The first step in indexing Wikipedia is to download it's entire content. Go to the Wikipedia data dump download page and have a look at what's there, the one we'll be using is enwiki-latest-pages-articles.xml.bz2. This file contains all Wikipedia article and redirect pages in an easy to parse XML format. This is a big file (the one I downloaded was 3.2Gb) so don't even try to download it through your browser, use something like wget, also make sure the tool you use has the ability to restart downloads, you don't want to get 80% through the download and then have to restart. With wget it's as easy shown below.

 
rob@home:~/wikipedia# wget http://download.wikimedia.org/enwiki/latest/enwiki-latest-pages-articles.xml.bz2

This will take a while, even if you have a fast connection Wikipedia won't serve it up at lightning speeds, I left it over night and it was done in the morning.

Once you have the XML dump of Wikipedia you need to unpack it and prepare it. It is compressed with bzip2 so you will need to do unpack it, which again, is as easy as calling bunzip2.

 
rob@home:~/wikipedia# bunzip enwiki-latest-pages-articles.xml.bz2

This will take a while and hammer the CPU so go make a cup of tea and read the paper for a few minutes...

Once it has unpacked you will have one enormous XML file (about 14Gb). Unless you have configured PHP specifically it will not be able to handle files this big (if you have then you probably know about it so you can skip to the next section). The easiest solution to this problem is to just chop the file up into lots of smaller files, UNIX provides a very good tool for this, split. We need files less than 1Gb so let's split it into 900Mb chunks. The following command will give us 15-16 files named enwiki-chunks-aa, enwiki-chunks-ab, etc.

 
rob@home:~/wikipedia# split --bytes=900m enwiki-latest-pages-articles.xml enwiki-chunks-

Step 2. Preparing The Data

Now that we have our Wikipedia data in a form that PHP can read we can move to the Forage install directory and start playing with the example.

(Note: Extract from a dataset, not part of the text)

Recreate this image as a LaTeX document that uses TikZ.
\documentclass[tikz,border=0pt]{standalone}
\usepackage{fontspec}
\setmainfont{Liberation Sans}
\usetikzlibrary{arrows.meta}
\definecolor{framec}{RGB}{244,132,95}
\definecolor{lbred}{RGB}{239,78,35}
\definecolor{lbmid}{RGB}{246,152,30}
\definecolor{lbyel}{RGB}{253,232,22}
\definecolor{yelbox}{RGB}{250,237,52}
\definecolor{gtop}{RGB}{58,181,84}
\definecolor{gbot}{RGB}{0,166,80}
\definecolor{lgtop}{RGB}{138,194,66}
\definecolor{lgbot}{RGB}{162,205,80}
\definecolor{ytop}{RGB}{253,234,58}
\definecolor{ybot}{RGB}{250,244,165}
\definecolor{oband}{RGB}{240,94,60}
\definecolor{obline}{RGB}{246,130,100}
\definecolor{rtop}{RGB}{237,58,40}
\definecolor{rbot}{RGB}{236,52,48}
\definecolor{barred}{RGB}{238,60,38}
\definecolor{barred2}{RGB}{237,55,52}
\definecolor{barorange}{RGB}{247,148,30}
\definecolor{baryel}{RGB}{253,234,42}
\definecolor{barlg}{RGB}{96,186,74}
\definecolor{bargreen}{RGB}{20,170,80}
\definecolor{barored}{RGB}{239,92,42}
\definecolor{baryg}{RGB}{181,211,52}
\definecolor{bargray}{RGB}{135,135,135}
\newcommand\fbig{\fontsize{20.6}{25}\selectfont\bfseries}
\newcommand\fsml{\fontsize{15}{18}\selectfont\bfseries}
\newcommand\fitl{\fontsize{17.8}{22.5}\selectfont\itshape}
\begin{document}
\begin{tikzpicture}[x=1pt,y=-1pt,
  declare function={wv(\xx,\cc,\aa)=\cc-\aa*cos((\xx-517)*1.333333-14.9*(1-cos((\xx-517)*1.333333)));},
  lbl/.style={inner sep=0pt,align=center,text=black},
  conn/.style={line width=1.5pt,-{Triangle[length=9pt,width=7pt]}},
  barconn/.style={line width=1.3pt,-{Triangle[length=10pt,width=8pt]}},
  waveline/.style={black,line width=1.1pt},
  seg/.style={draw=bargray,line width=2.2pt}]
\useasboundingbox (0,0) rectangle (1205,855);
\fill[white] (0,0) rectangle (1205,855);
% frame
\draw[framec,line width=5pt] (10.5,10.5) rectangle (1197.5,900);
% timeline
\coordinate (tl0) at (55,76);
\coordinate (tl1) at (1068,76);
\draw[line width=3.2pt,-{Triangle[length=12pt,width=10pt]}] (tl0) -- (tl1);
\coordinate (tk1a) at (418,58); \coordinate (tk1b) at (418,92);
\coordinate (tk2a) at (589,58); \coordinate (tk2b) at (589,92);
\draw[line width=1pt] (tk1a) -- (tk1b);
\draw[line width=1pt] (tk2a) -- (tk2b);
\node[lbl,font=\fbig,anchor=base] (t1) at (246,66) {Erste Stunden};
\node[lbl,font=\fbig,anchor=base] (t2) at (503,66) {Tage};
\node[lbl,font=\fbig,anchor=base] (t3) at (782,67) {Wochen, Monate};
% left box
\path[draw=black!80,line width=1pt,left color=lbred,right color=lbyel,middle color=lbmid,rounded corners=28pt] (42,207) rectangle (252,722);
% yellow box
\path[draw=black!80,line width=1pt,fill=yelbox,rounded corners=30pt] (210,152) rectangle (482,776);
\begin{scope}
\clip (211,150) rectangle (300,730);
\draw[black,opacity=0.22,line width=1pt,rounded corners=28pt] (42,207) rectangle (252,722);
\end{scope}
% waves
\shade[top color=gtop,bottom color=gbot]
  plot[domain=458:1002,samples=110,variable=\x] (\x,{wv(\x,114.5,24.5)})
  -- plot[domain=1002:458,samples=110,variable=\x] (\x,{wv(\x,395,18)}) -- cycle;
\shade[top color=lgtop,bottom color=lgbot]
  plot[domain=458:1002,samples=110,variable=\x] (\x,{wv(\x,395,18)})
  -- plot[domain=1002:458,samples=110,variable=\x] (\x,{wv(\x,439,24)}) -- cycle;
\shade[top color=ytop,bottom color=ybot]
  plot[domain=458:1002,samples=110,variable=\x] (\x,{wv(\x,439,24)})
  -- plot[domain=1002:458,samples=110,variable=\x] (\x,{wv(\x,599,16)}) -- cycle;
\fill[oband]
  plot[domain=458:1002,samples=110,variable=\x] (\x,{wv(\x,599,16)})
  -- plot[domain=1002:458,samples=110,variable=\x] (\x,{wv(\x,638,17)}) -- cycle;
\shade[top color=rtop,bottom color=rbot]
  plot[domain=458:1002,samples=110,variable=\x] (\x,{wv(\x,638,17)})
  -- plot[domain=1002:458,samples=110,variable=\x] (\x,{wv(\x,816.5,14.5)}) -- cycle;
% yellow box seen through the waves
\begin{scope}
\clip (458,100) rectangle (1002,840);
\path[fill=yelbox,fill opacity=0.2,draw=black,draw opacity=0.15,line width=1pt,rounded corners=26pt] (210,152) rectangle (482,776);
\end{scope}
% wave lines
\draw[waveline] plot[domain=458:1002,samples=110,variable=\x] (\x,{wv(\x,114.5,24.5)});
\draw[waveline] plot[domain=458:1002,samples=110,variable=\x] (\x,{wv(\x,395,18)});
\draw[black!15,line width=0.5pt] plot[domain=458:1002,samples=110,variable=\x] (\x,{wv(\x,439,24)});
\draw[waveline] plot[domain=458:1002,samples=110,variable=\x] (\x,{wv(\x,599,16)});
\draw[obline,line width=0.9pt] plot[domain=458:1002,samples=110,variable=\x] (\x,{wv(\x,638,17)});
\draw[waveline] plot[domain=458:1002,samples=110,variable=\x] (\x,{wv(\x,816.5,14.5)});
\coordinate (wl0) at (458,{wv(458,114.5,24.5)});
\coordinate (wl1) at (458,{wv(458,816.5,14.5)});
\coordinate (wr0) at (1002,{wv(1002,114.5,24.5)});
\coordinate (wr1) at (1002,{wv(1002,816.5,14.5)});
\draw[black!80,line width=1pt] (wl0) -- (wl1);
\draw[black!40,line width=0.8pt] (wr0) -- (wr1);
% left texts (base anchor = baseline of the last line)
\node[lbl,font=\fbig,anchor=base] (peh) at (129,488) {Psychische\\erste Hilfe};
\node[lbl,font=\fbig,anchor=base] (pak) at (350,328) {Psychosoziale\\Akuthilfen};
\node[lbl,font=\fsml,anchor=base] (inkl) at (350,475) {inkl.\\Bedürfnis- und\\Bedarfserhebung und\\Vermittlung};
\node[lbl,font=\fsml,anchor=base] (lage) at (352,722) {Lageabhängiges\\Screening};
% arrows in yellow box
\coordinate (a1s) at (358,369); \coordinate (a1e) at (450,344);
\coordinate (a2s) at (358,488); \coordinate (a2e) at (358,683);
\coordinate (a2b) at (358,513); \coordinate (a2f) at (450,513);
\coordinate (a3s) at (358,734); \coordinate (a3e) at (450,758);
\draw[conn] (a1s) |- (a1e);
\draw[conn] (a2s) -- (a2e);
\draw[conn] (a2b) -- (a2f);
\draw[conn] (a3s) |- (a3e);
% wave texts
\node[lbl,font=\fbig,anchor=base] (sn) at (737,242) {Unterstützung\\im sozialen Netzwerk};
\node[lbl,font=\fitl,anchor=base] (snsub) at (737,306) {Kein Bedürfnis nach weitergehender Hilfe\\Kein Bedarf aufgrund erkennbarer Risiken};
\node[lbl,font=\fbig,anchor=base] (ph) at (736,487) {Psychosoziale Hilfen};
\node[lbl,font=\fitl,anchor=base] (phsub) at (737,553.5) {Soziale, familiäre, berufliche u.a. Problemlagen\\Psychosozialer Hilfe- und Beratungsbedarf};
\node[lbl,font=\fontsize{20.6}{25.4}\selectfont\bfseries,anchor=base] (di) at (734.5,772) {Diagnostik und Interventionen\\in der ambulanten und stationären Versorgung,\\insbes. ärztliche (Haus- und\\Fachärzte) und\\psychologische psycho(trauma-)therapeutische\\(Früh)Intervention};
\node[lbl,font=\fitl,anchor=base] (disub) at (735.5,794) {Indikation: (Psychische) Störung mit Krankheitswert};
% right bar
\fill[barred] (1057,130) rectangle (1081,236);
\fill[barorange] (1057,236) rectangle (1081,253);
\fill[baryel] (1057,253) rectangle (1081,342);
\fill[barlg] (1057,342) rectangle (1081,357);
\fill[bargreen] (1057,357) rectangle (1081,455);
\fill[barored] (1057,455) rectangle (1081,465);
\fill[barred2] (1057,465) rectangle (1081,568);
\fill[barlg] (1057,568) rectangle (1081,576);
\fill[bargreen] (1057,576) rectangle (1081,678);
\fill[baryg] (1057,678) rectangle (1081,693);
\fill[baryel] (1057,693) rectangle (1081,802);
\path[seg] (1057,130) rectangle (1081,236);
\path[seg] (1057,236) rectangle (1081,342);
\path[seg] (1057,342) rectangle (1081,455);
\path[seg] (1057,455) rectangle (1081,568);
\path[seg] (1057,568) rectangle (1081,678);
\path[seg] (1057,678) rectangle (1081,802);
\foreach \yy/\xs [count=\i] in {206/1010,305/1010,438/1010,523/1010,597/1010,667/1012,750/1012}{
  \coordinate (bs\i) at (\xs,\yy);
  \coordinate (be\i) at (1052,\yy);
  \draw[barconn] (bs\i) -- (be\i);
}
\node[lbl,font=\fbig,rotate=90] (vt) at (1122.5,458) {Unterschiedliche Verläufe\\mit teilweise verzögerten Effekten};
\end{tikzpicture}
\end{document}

Change directory to the examples/wikipedia directory of your Forage install. First we want to filter down the full Wikipedia dump to our vertical, this is done with the writer.php script. If you want to index Wikipedia in it's entirety you can skip straight to the Indexing section This script will parse the split Wikipedia dump extracting articles by their category and inserting those which match your patterns into a stripped down xml file. You can get a brief manual of this script with the following command.

 
rob@home:~/forage/examples/wikipedia# php writer.php --help

For this script to work you need to have a categories.lst file containing PCRE regular expressions, one per line. The categories.lst I'm using is in the Forage release and looks like this.

 
#food#i
#cook#i
#recipe#i
#meat#i
#vegetable#i
#poultry#i

So, for me to run this script with verbose output and write the output to the same path as the wikipedia dump I would use the following command. Which will give you a much more manageable XML file containing just the data we're going to index on a subset of the articles in the main dump. This will take a seriously long time, it has to parse over 4 million documents, extract their categories and match them against the set of regular expressions before deciding whether or not it should go into the vertical search. When I ran it on my laptop it took almost 9 hours!

 
rob@home:~/forage/examples/wikipedia# php writer.php --verbose --categories=./categories.lst --target=~/wikipedia/vertical-food.xml ~/wikipedia/enwiki-chunks*

Step 4: Indexing

At this point we have a stripped down XML document containing Wikipedia articles for our chosen vertical. Next step is to get them into an index so that we can search over them. For this example I'm going to use Solr because it is the only backend to support faceting at the moment. I will not discuss the installation and configuration of Solr beyond providing the required schema.xml. To run the indexer we need to use the provided parser which works the same way as writer.php but rather than writing to another XML file it writes to an index through Forage. The following command will index our newly created food vertical with Solr (we have to use source='mini' because writer.php uses a stripped XML format, if we were indexing straight from the raw Wikipedia dump we would use source='full').

 
rob@home:~/forage/examples/wikipedia# php parser.php --verbose --index='solr:127.0.0.1:8080' --source='mini' ~/wikipedia/vertical-food.xml

This is pretty damned quick actually, on my little laptop again, it managed to index almost 8000 documents just under 4 minutes, that works out at about 35 documents per second.

Step 5: Searching

This tutorial wouldn't be much if it didn't get on to searching so here we are, we have extracted almost 8000 articles from Wikipedia which we are interested in and we have indexed them, via Forage, in Solr, now it's time to search over them. Let's start off with a simple query for biscuits.

 
rob@home:~/forage/examples# php searcher.php --index='solr:127.0.0.1:8080' --limit=5 biscuit
Broken biscuits (2.7441695)
Bourbon biscuit (2.553938)
Empire biscuit (2.4821944)
Malted milk (biscuit) (2.3644874)
Category:United Biscuits brands (2.3402355)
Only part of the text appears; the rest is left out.